Multiphysics fluid monitoring: Toward targeted monitoring design under uncertainty

Abstract

Properly designed multiphysics measurements program can improve the accuracy of fluid front monitoring (FFM) by combining tools with various spatial resolutions and desired contrast in time-lapse measurements, consequently enabling better sweep efficiency and increased oil recovery. We have introduced a new workflow for multiphysics FFM feasibility studies that determines the suitability of measurements considered for monitoring and enables informed decision making on where, when, and how often the measurements need to be performed. The workflow integrates petrophysically and thermodynamically consistent multiphysics responses for seismic, electromagnetic, and neutron capture measurements.

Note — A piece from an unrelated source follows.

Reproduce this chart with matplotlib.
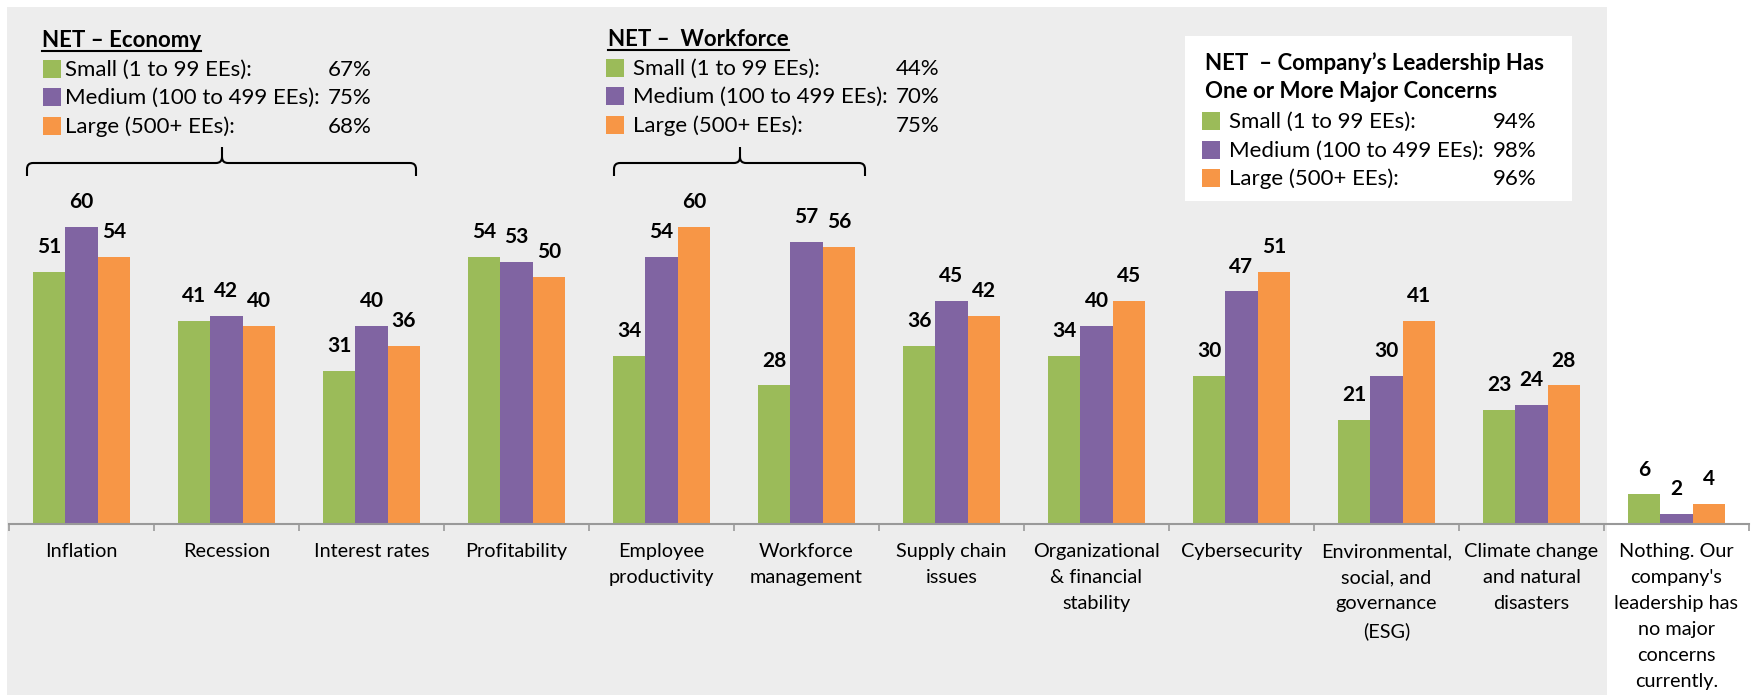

We argue that, in the presence of multiple sources of uncertainty, reservoir performance should be analyzed from a 4D probabilistic standpoint, rather than just by looking at a traditional spread in cumulative production curves. Consequently, the monitoring program should be designed around our understanding of reservoir 4D probabilistic performance through consistent multiphysics modeling. We have developed a set of approaches to enable addressing both tasks on a single platform with all relevant sources of uncertainties including parametric and model uncertainties in effective medium modeling and reservoir simulation. The developed workflow is illustrated using the ISAPP Field Development Optimization Challenge benchmark data set introduced in 2017.